At the community college where I now work, the faculty recently investigated the writing skills of our incoming freshman over a six year period that paralleled the development of our state's language arts testing for public school students under NCLB. Our disturbing conclusion, borne out by hundreds of student writing samples as well as college entrance exam scores, confirmed that as the testing program accelerated, student performance correspondingly declined. A greater percentage of our incoming students exiting the public schools need remediation since the enactment of NCLB than before. Equally distressing is the disillusioning effect that this test focused culture has had on teachers and the chronic critical teacher shortages in the schools whose students were already significantly underserved. Scores of dedicated and talented teachers who want to work in high needs schools face unnecessary penalties for doing so. Not since the Brown decision, has a Federal action done so much damage to the education of those it was intended to help.

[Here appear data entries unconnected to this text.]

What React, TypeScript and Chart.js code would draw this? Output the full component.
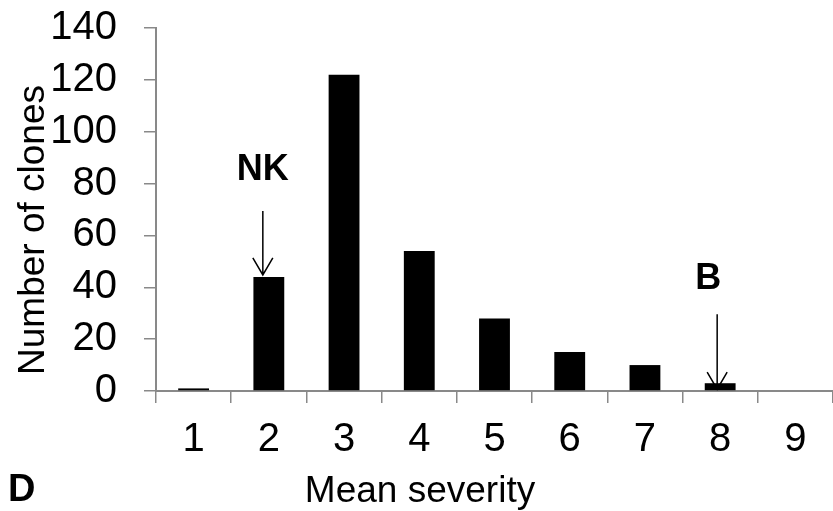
import React, { useEffect, useRef } from "react";
import { Chart, registerables } from "chart.js";

Chart.register(...registerables);

const categories = ["1", "2", "3", "4", "5", "6", "7", "8", "9"];
const cloneCounts = [1, 44, 122, 54, 28, 15, 10, 3, 0];
const yTicks = [0, 20, 40, 60, 80, 100, 120, 140];
const annotations = [
  { label: "NK", category: 1, value: 44 },
  { label: "B", category: 7, value: 3 },
];

const FONT = "'Liberation Sans', Arial, sans-serif";
const AXIS_GRAY = "#898989";

export default function App() {
  const ref = useRef<HTMLCanvasElement | null>(null);

  useEffect(() => {
    if (!ref.current) return;
    const overlay = {
      id: "overlay",
      afterDraw(chart: any) {
        const ctx = chart.ctx;
        const xs = chart.scales.x;
        const ys = chart.scales.y;
        ctx.save();
        ctx.fillStyle = "#000";
        // axis titles
        ctx.font = `37px ${FONT}`;
        ctx.textAlign = "center";
        ctx.textBaseline = "alphabetic";
        ctx.fillText("Mean severity", 420, 502);
        ctx.save();
        ctx.translate(34, 230);
        ctx.rotate(-Math.PI / 2);
        ctx.textBaseline = "middle";
        ctx.fillText("Number of clones", 0, 0);
        ctx.restore();
        // panel letter
        ctx.font = `bold 38px ${FONT}`;
        ctx.textAlign = "left";
        ctx.textBaseline = "middle";
        ctx.fillText("D", 8, 491);
        // arrows + labels
        ctx.strokeStyle = "#000";
        ctx.lineWidth = 1.5;
        annotations.forEach((a, i) => {
          const cx = xs.getPixelForValue(a.category) - (i === 0 ? 6 : 3);
          const tipY = ys.getPixelForValue(a.value) + (i === 0 ? -2 : 6);
          const startY = tipY - (i === 0 ? 64 : 75);
          ctx.beginPath();
          ctx.moveTo(cx, startY);
          ctx.lineTo(cx, tipY);
          ctx.moveTo(cx - 10, tipY - 17);
          ctx.lineTo(cx, tipY);
          ctx.lineTo(cx + 10, tipY - 17);
          ctx.stroke();
          ctx.font = `bold 36px ${FONT}`;
          ctx.textAlign = "center";
          ctx.textBaseline = "middle";
          ctx.fillText(a.label, cx - (i === 0 ? 0 : 9), startY - (i === 0 ? 41 : 35));
        });
        ctx.restore();
      },
    };
    const chart = new Chart(ref.current, {
      type: "bar",
      data: {
        labels: categories,
        datasets: [
          {
            data: cloneCounts,
            backgroundColor: "#000",
            borderWidth: 0,
            categoryPercentage: 1,
            barPercentage: 0.41,
          },
        ],
      },
      options: {
        animation: false,
        responsive: false,
        layout: { padding: { top: 28, left: 0, right: 0, bottom: 0 } },
        plugins: { legend: { display: false }, tooltip: { enabled: false } },
        scales: {
          x: {
            offset: true,
            grid: {
              offset: true,
              drawOnChartArea: false,
              drawTicks: true,
              tickLength: 12,
              color: AXIS_GRAY,
              lineWidth: 1.5,
            },
            border: { color: AXIS_GRAY, width: 2 },
            ticks: {
              color: "#000",
              font: { family: FONT, size: 40 },
              padding: 13,
              autoSkip: false,
              maxRotation: 0,
            },
            afterFit(scale: any) {
              scale.height = 120;
              scale.paddingLeft = 0;
              scale.paddingRight = 0;
            },
          },
          y: {
            min: 0,
            max: 140,
            afterBuildTicks(scale: any) {
              scale.ticks = yTicks.map((v) => ({ value: v }));
            },
            grid: {
              drawOnChartArea: false,
              drawTicks: true,
              tickLength: 12,
              color: AXIS_GRAY,
              lineWidth: 1.5,
            },
            border: { color: AXIS_GRAY, width: 2 },
            ticks: {
              color: "#000",
              font: { family: FONT, size: 40 },
              padding: 27,
              autoSkip: false,
            },
            afterFit(scale: any) {
              scale.width = 156;
              scale.paddingTop = 0;
              scale.paddingBottom = 0;
            },
          },
        },
      },
      plugins: [overlay],
    });
    return () => chart.destroy();
  }, []);

  return (
    <div style={{ position: "absolute", left: 0, top: 0, width: 833, height: 511, background: "#fff" }}>
      <canvas ref={ref} width={833} height={511} style={{ width: 833, height: 511 }} />
    </div>
  );
}
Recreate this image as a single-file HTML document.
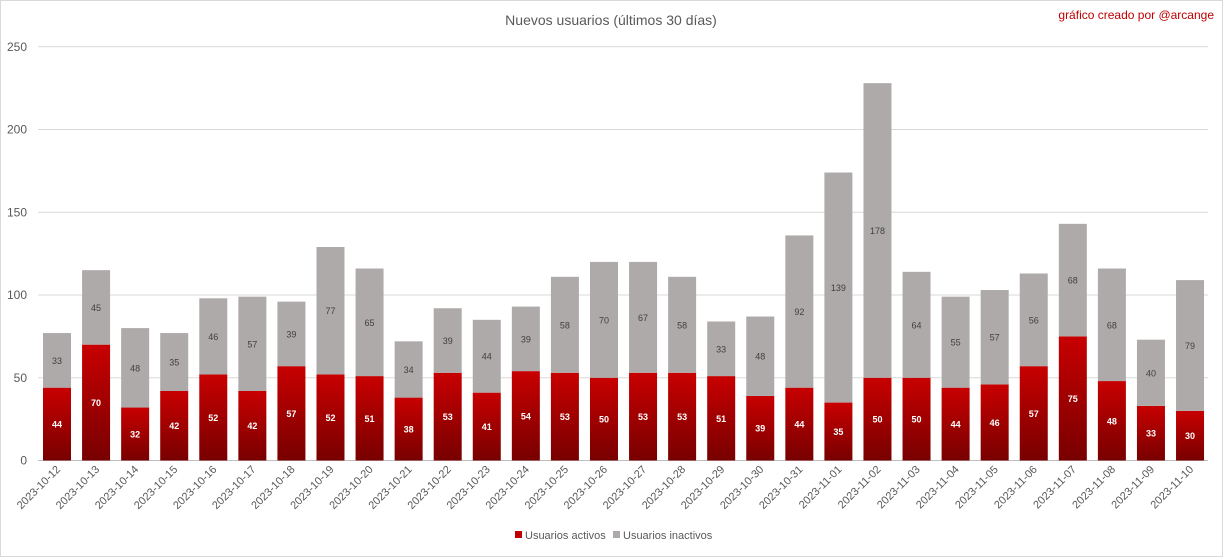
<!DOCTYPE html>
<html><head><meta charset="utf-8"><style>
body{margin:0;background:#fff;}
svg{display:block;font-family:"Liberation Sans",sans-serif;}
</style></head><body>
<svg id="s" width="1223" height="557" xmlns="http://www.w3.org/2000/svg">
<defs><linearGradient id="g" x1="0" y1="0" x2="0" y2="1"><stop offset="0" stop-color="#c80000"/><stop offset="1" stop-color="#780000"/></linearGradient></defs>
<rect x="0.5" y="0.5" width="1222" height="556" fill="#fff" stroke="#d9d9d9"/>
<text x="611" y="25" text-anchor="middle" font-size="14" fill="#595959">Nuevos usuarios (últimos 30 días)</text>
<text x="1214" y="19" text-anchor="end" font-size="12" fill="#c00000">gráfico creado por @arcange</text>
<g id="c"></g>
<rect x="515" y="531" width="7" height="7" fill="#c00000"/>
<text x="525" y="539" font-size="11" fill="#595959">Usuarios activos</text>
<rect x="613" y="531" width="7" height="7" fill="#aeaaaa"/>
<text x="623" y="539" font-size="11" fill="#595959">Usuarios inactivos</text>
</svg>
<script>
var a=[44,70,32,42,52,42,57,52,51,38,53,41,54,53,50,53,53,51,39,44,35,50,50,44,46,57,75,48,33,30];
var b=[33,45,48,35,46,57,39,77,65,34,39,44,39,58,70,67,58,33,48,92,139,178,64,55,57,56,68,68,40,79];
var y0=460.5,k=1.655,h='';
for(var v=0;v<=250;v+=50){var y=y0-v*k;h+='<line x1="38" x2="1208" y1="'+y+'" y2="'+y+'" stroke="'+(v?'#d9d9d9':'#bfbfbf')+'"/><text x="27" y="'+(y+4)+'" text-anchor="end" font-size="12" fill="#595959">'+v+'</text>';}
for(var i=0;i<30;i++){var cx=57+i*39.07,x=cx-14,ha=a[i]*k,hb=b[i]*k;
h+='<rect x="'+x+'" y="'+(y0-ha)+'" width="28" height="'+ha+'" fill="url(#g)"/>';
h+='<rect x="'+x+'" y="'+(y0-ha-hb)+'" width="28" height="'+hb+'" fill="#aeaaaa"/>';
h+='<text x="'+cx+'" y="'+(y0-ha/2+3.5)+'" text-anchor="middle" font-size="9" font-weight="bold" fill="#fff">'+a[i]+'</text>';
h+='<text x="'+cx+'" y="'+(y0-ha-hb/2+3.5)+'" text-anchor="middle" font-size="9" fill="#404040">'+b[i]+'</text>';
var d=new Date(Date.UTC(2023,9,12+i)),s=d.toISOString().slice(0,10);
h+='<text transform="translate('+(cx+4)+',470) rotate(-45)" text-anchor="end" font-size="11" fill="#595959">'+s+'</text>';}
document.getElementById('c').innerHTML=h;
</script>
</body></html>
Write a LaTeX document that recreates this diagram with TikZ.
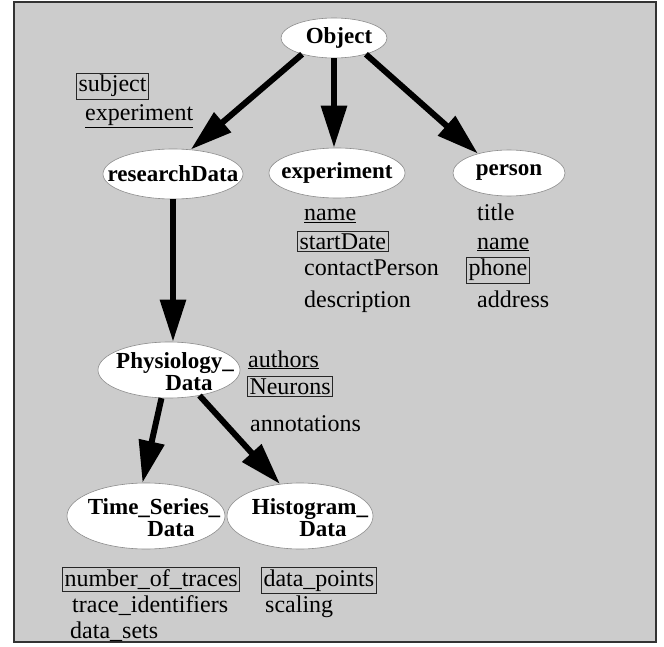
\documentclass[tikz,border=0pt]{standalone}
\usepackage{fontspec}
\setmainfont{Liberation Serif}
\usetikzlibrary{shapes.geometric,arrows.meta}

\tikzset{
  cls/.style={ellipse, fill=white, draw=black!45, line width=0.6pt, inner sep=-40pt,
              font=\fontsize{23}{22}\selectfont\bfseries, align=center},
  attr/.style={anchor=base west, inner sep=2pt, font=\fontsize{24}{24}\selectfont},
  keyattr/.style={attr, draw=black!85, line width=1pt, inner sep=2pt},
  isa/.style={line width=6pt, -{Triangle[length=42pt,width=25pt]}},
}
\newcommand{\refattr}[1]{\underline{#1}}
% two-line class name: first line nudged right by #1, second by #2, both lowered a little
\newcommand{\twoline}[4]{\raisebox{-5pt}[\height][\depth]{%
  \begin{tabular}{@{}c@{}}\hspace*{#1}#3\\\hspace*{#2}#4\end{tabular}}}

\begin{document}
\begin{tikzpicture}[x=1pt,y=-1pt]
  \useasboundingbox (0,0) rectangle (664,647);
  % panel
  \draw[fill=black!20, draw=black!80, line width=1.5pt] (14,2) rectangle (656,642);

  % class nodes
  \node[cls, minimum width=106pt, minimum height=40pt] (obj) at (334,38) {\hspace*{10pt}Object};
  \node[cls, minimum width=140pt, minimum height=50pt] (rd) at (173,174) {researchData};
  \node[cls, minimum width=136pt, minimum height=50pt] (exp) at (337,173) {experiment};
  \node[cls, minimum width=112pt, minimum height=46pt] (per) at (509,173) {person};
  \node[cls, minimum width=142pt, minimum height=56pt] (phys) at (169,370)
    {\twoline{12pt}{40pt}{Physiology\_}{Data}};
  \node[cls, minimum width=158pt, minimum height=66pt] (ts) at (146,516)
    {\twoline{16pt}{50pt}{Time\_Series\_}{Data}};
  \node[cls, minimum width=146pt, minimum height=66pt] (hist) at (300,516)
    {\twoline{20pt}{46pt}{Histogram\_}{Data}};

  % attributes of the root
  \node[keyattr] (o1) at (76,92) {subject};
  \node[attr] (o2) at (83,121) {\refattr{experiment}};

  % attributes of experiment
  \node[attr] (e1) at (302,221) {\refattr{name}};
  \node[keyattr] (e2) at (297,249) {startDate};
  \node[attr] (e3) at (302,276) {contactPerson};
  \node[attr] (e4) at (302,307) {description};

  % attributes of person
  \node[attr] (p1) at (475,221) {title};
  \node[attr] (p2) at (475,249) {\refattr{name}};
  \node[keyattr] (p3) at (466,276) {phone};
  \node[attr] (p4) at (475,307) {address};

  % attributes of Physiology_Data
  \node[attr] (d1) at (246,367) {\refattr{authors}};
  \node[keyattr] (d2) at (247,394) {Neurons};
  \node[attr] (d3) at (248,431) {annotations};

  % attributes of the data subclasses
  \node[keyattr] (t1) at (62,586) {number\_of\_traces};
  \node[attr] (t2) at (70,612) {trace\_identifiers};
  \node[attr] (t3) at (68,638) {data\_sets};
  \node[keyattr] (h1) at (261,586) {data\_points};
  \node[attr] (h2) at (263,612) {scaling};

  % inheritance arrows
  \draw[isa] (obj.207) -- (rd.54);
  \draw[isa] (obj.south) -- (obj.south |- exp.north);
  \draw[isa] (obj.333) -- (per.148);
  \draw[isa] (rd.south) -- (rd.south |- phys.north);
  \draw[isa] (phys.255) -- (ts.96);
  \draw[isa] (phys.320) -- (hist.122);
\end{tikzpicture}
\end{document}
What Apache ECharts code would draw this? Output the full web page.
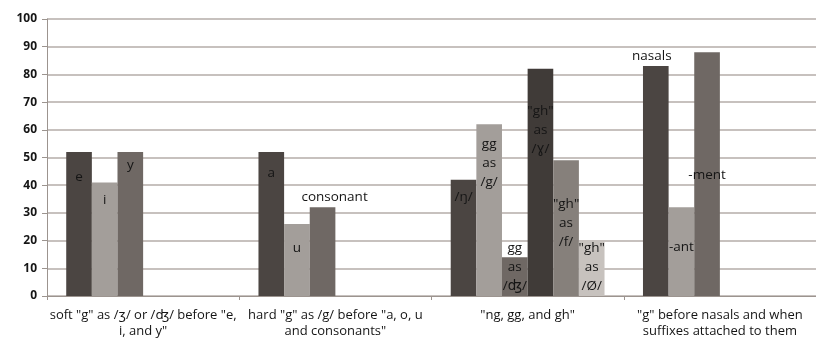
<!DOCTYPE html>
<html>
<head>
<meta charset="utf-8">
<script src="https://cdn.jsdelivr.net/npm/echarts@6/dist/echarts.min.js"></script>
<style>html,body{margin:0;padding:0;background:#fff}#c{width:816px;height:340px}</style>
</head>
<body>
<div id="c"></div>
<script>
var categories = [
  'soft "g" as /ʒ/ or /ʤ/ before "e,\ni, and y"',
  'hard "g" as /g/ before "a, o, u\nand consonants"',
  '"ng, gg, and gh"',
  '"g" before nasals and when\nsuffixes attached to them'
];
var yTicks = [0, 10, 20, 30, 40, 50, 60, 70, 80, 90, 100];

var s1Values = [52, 52, 42, 83];
var s2Values = [41, 26, 62, 32];
var s3Values = [52, 32, 14, 88];
var s4Values = [null, null, 82, null];
var s5Values = [null, null, 49, null];
var s6Values = [null, null, 20, null];

var s1Labels = ['e', 'a', '/ŋ/', 'nasals'];
var s2Labels = ['i', 'u', 'gg\nas\n/g/', '-ant'];
var s3Labels = ['y', 'consonant', 'gg\nas\n/ʤ/', '-ment'];
var s4Labels = ['', '', '"gh"\nas\n/ɣ/', ''];
var s5Labels = ['', '', '"gh"\nas\n/f/', ''];
var s6Labels = ['', '', '"gh"\nas\n/Ø/', ''];

// label placement (style): [dx from bar centre, dy from bar top to text centre]
var labelPlace = [
  [[0,25],[0,21],[0,17],[-4,-10]],
  [[0,18],[0,24],[0,39],[0,40]],
  [[0,13],[12,-10],[0,10],[0,123]],
  [null,null,[0,61],null],
  [null,null,[0,63],null],
  [null,null,[0,27],null]
];
var colors = ['#4b4542', '#a39e9a', '#6f6864', '#403b38', '#86807b', '#c7c2be'];
var FONT = '"Open Sans", "DejaVu Sans", sans-serif';

function build(vals, labels, si) {
  return vals.map(function (v, i) {
    var p = labelPlace[si][i];
    if (v == null) return null;
    return {
      value: v,
      label: {
        show: !!labels[i],
        formatter: labels[i],
        position: ['50%', p[1]],
        offset: [p[0], 0],
        align: 'center',
        verticalAlign: 'middle',
        color: '#151515',
        fontSize: 13.5,
        lineHeight: 19,
        fontFamily: FONT
      }
    };
  });
}
var allVals = [s1Values, s2Values, s3Values, s4Values, s5Values, s6Values];
var allLabels = [s1Labels, s2Labels, s3Labels, s4Labels, s5Labels, s6Labels];
var series = allVals.map(function (vals, si) {
  return {
    type: 'bar',
    data: build(vals, allLabels[si], si),
    barGap: '0%',
    barCategoryGap: '20%',
    itemStyle: { color: colors[si] },
    animation: false
  };
});

var chart = echarts.init(document.getElementById('c'));
chart.setOption({
  animation: false,
  grid: { left: 47, top: 19, bottom: 44, right: -8, containLabel: false },
  xAxis: {
    type: 'category',
    data: categories,
    boundaryGap: true,
    axisLine: { lineStyle: { color: '#9c948f', width: 1 } },
    axisTick: { show: true, length: 4, lineStyle: { color: '#9c948f' } },
    axisLabel: { interval: 0, color: '#151515', fontSize: 13, fontFamily: FONT, lineHeight: 16, margin: 11 }
  },
  yAxis: {
    type: 'value',
    min: yTicks[0],
    max: yTicks[yTicks.length - 1],
    interval: 10,
    axisLine: { show: true, lineStyle: { color: '#9c948f' } },
    axisTick: { show: true, length: 5, lineStyle: { color: '#9c948f' } },
    axisLabel: { color: '#151515', fontSize: 12, fontWeight: 'bold', fontFamily: FONT, margin: 10 },
    splitLine: { lineStyle: { color: '#b5ada8', width: 1.6 } }
  },
  series: series
});
</script>
</body>
</html>
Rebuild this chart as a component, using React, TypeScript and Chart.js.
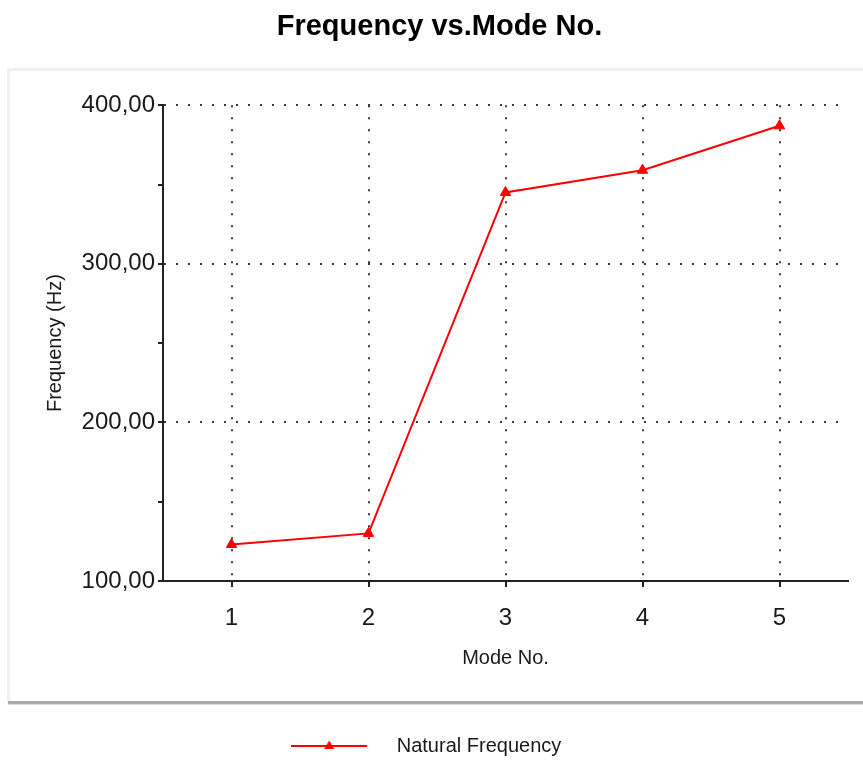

Middle School, day by day from a teacher's point of view, by Cossondra George

Funding for education is another issue which concerns me. My students deserve to have the same opportunities as students in more affluent school districts. While I realize that technology is simply a tool for teachers to use, more equitable distribution of technology resources needs to be a priority. Students at other schools are engaged with SmartBoards, new laptops with exciting software, and other gadgets that spark their imagination and creativity. My students are using laptops that are so old, most are missing multiple keys; their processing speeds are so slow working on them takes longer than handwriting a paper would; they have no cool software and won't even run online programs such as Google Earth. We cannot use our laptops to collaborate and communicate with students in other places. We cannot link to famous authors, mathematicians and scientists. We cannot use GIS software to analyze data. We are living and learning with 20th Century technology in a 21st Century world.

We are a rich nation, with many resources. Yet, too often our spending priorities are not aligned with what we say our priorities are. If our children are our priority, if we truly believe that education is the key to our future, then we need to fund education adequately. Educational opportunities should not be equitable to socioeconomic status. Our current educational system locks children of poverty into the same cycle as their parents. Until education is funded equitably and adequately, our students will not leave school prepared for their adult lives.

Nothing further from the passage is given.